- [Task data]:
******
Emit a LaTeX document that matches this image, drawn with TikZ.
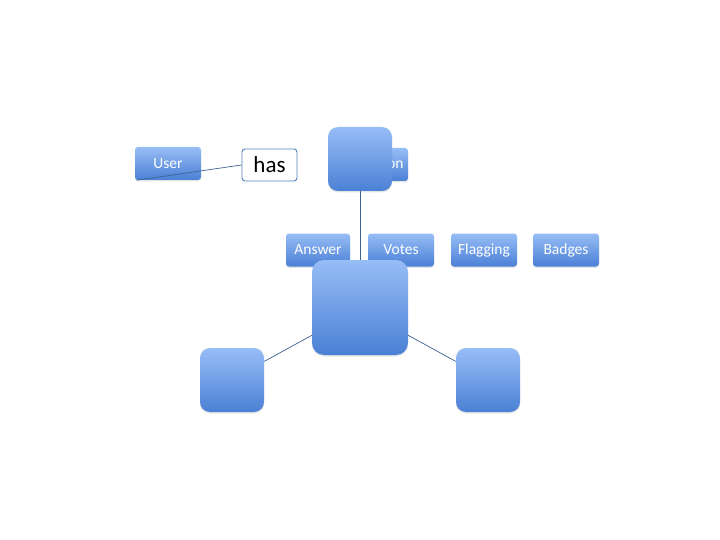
\documentclass[tikz,border=0pt]{standalone}
\usepackage{fontspec}
\setmainfont{Carlito}
\usetikzlibrary{shadows}
\definecolor{boxtop}{HTML}{97BDF6}
\definecolor{boxbot}{HTML}{4A80D5}
\definecolor{linkcol}{HTML}{3E6194}
\definecolor{hasedge}{HTML}{4F7FBE}

\begin{document}
\begin{tikzpicture}
[
	x=1pt, y=-1pt,
	box/.style = {rectangle, rounded corners=3pt, inner sep=0pt, top color=boxtop, bottom color=boxbot, draw=none,
		text=white, font=\fontsize{15.5}{17}\selectfont,
		drop shadow={opacity=0.2, shadow xshift=0pt, shadow yshift=-1.5pt}},
	tag/.style = {box, minimum width=66pt, minimum height=33pt},
	blob/.style = {box, rounded corners=10pt, minimum width=64pt, minimum height=64pt},
	link/.style = {linkcol, line width=0.7pt},
]
\useasboundingbox (0,0) rectangle (720,540);

% entities
\node[tag] (user) at (168,163.5) {User};
\node[tag] (question) at (375,164.5) {Question};
\node[blob] (top) at (360,159) {};

\node[tag, minimum width=64pt] (answer) at (318,250) {Answer};
\node[tag] (votes) at (401,250) {Votes};
\node[tag] (flagging) at (484,250) {Flagging};
\node[tag] (badges) at (566,250) {Badges};

\node[blob, minimum width=96pt, minimum height=95pt, rounded corners=12pt] (central) at (360,307.5) {};
\node[blob] (left) at (232,380) {};
\node[blob] (right) at (488,380) {};

\node[draw=hasedge, line width=0.9pt, fill=white, rounded corners=3pt, inner sep=0pt, minimum width=55pt, minimum height=32pt,
	font=\fontsize{23}{25}\selectfont] (has) at (269.5,165) {has};

% links
\draw[link] (user.208) -- (has.west);
\draw[link] (top.south) -- (central.north);
\draw[link] (central.210) -- (left.30);
\draw[link] (central.-30) -- (right.150);
\end{tikzpicture}
\end{document}
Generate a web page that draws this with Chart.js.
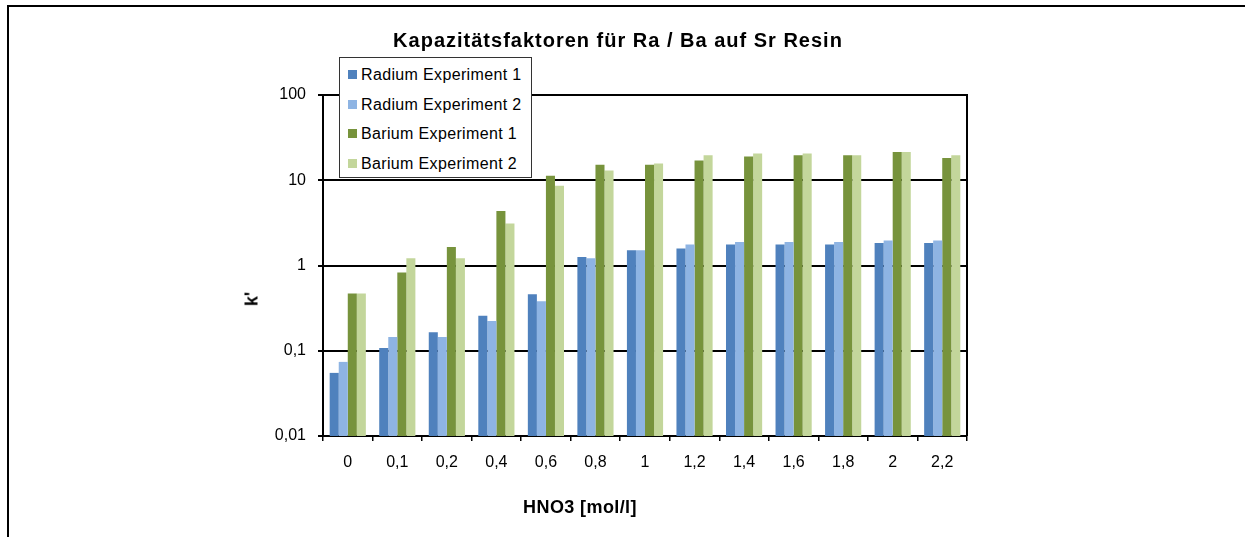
<!DOCTYPE html>
<html>
<head>
<meta charset="utf-8">
<script src="https://cdn.jsdelivr.net/npm/chart.js@4"></script>
<style>
  html, body { margin: 0; padding: 0; background: #fff; }
  body { width: 1245px; height: 537px; position: relative; overflow: hidden; font-family: 'Liberation Sans', Arial, sans-serif; color: #000; }
  #frame { position: absolute; left: 7px; top: 5px; width: 1300px; height: 600px; border-top: 2px solid #000; border-left: 2px solid #000; }
  #wrap { position: absolute; left: 0; top: 0; width: 1245px; height: 537px; }
  .title { position: absolute; font-weight: bold; white-space: nowrap; transform: translate(-50%, -50%); }
  #chart-title { left: 618px; top: 40px; font-size: 20px; letter-spacing: 1px; }
  #x-title { left: 580px; top: 507px; font-size: 18px; letter-spacing: 0.4px; }
  #y-title { left: 252px; top: 299px; font-size: 18px; transform: translate(-50%, -50%) rotate(-90deg); }
  #legend { position: absolute; left: 339px; top: 57px; width: 191px; height: 119px; border: 1px solid #333; background: #fff; }
  .lg-item { position: absolute; left: 8px; font-size: 16px; letter-spacing: 0.35px; white-space: nowrap; line-height: 18px; }
  .lg-item i { display: inline-block; width: 9px; height: 9px; margin-right: 4px; vertical-align: 1px; }
</style>
</head>
<body>
<div id="frame"></div>
<div id="wrap"><canvas id="chart" width="1245" height="537"></canvas></div>
<div class="title" id="chart-title">Kapazitätsfaktoren für Ra / Ba auf Sr Resin</div>
<div class="title" id="x-title">HNO3 [mol/l]</div>
<div class="title" id="y-title">k'</div>
<div id="legend"></div>
<script>
// HNO3 concentrations (mol/l)
const categories = ['0', '0,1', '0,2', '0,4', '0,6', '0,8', '1', '1,2', '1,4', '1,6', '1,8', '2', '2,2'];

// capacity factors k'
const radium1 = [0.055, 0.108, 0.165, 0.258, 0.46, 1.26, 1.51, 1.58, 1.76, 1.76, 1.76, 1.84, 1.84];
const radium2 = [0.074, 0.145, 0.145, 0.223, 0.38, 1.22, 1.51, 1.76, 1.89, 1.89, 1.89, 1.96, 1.96];
const barium1 = [0.47, 0.83, 1.65, 4.36, 11.3, 15.2, 15.2, 17.1, 19.0, 19.7, 19.7, 21.4, 18.3];
const barium2 = [0.47, 1.22, 1.22, 3.1, 8.6, 13.0, 15.7, 19.7, 20.6, 20.6, 19.7, 21.4, 19.7];

const yTickValues = [0.01, 0.1, 1, 10, 100];
const yTickLabels = ['0,01', '0,1', '1', '10', '100'];

const seriesNames = ['Radium Experiment 1', 'Radium Experiment 2', 'Barium Experiment 1', 'Barium Experiment 2'];
const seriesColors = ['#4F81BD', '#8EB4E3', '#77933C', '#C3D69B'];

const font = { family: "'Liberation Sans', Arial, sans-serif", size: 16 };

// top and right edge of the plot area
const plotFrame = {
  id: 'plotFrame',
  afterDatasetsDraw(chart) {
    const a = chart.chartArea;
    const ctx = chart.ctx;
    ctx.save();
    ctx.strokeStyle = '#000';
    ctx.lineWidth = 2;
    ctx.beginPath();
    ctx.moveTo(a.left, a.top);
    ctx.lineTo(a.right, a.top);
    ctx.lineTo(a.right, a.bottom);
    ctx.stroke();
    ctx.restore();
  }
};

const datasets = [radium1, radium2, barium1, barium2].map((d, i) => ({
  label: seriesNames[i],
  data: d,
  backgroundColor: seriesColors[i],
  borderWidth: 0,
  categoryPercentage: 0.73,
  barPercentage: 1.0
}));

const chart = new Chart(document.getElementById('chart'), {
  type: 'bar',
  data: { labels: categories, datasets },
  plugins: [plotFrame],
  options: {
    responsive: false,
    animation: false,
    layout: { padding: { left: 0, top: 95, right: 278, bottom: 0 } },
    plugins: { legend: { display: false }, title: { display: false }, tooltip: { enabled: false } },
    scales: {
      x: {
        afterFit: s => { s.height = 101; },
        grid: { drawOnChartArea: false, drawTicks: true, tickLength: 5, color: '#000', lineWidth: 1.5, offset: true },
        border: { display: true, color: '#000', width: 2 },
        ticks: { color: '#000', font, padding: 12, maxRotation: 0, autoSkip: false }
      },
      y: {
        type: 'logarithmic',
        min: 0.01,
        max: 100,
        afterFit: s => { s.width = 323; },
        afterBuildTicks: s => { s.ticks = yTickValues.map(v => ({ value: v })); },
        grid: { color: '#000', lineWidth: 2, tickLength: 5 },
        border: { display: true, color: '#000', width: 2 },
        ticks: {
          color: '#000', font, padding: 12,
          callback: (v) => {
            const i = yTickValues.findIndex(t => Math.abs(t - v) < t * 1e-6);
            return i >= 0 ? yTickLabels[i] : '';
          }
        }
      }
    }
  }
});

// legend built from the datasets
const legend = document.getElementById('legend');
chart.data.datasets.forEach((ds, i) => {
  const el = document.createElement('div');
  el.className = 'lg-item';
  el.style.top = (8 + i * 29.5) + 'px';
  el.innerHTML = '<i style="background:' + ds.backgroundColor + '"></i>' + ds.label;
  legend.appendChild(el);
});
</script>
</body>
</html>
******
- [Stated task]:
Pull out each line of the records holding the string "that".

- [Expected answer]:
Emit a LaTeX document that matches this image, drawn with TikZ.
Generate a web page that draws this with Chart.js.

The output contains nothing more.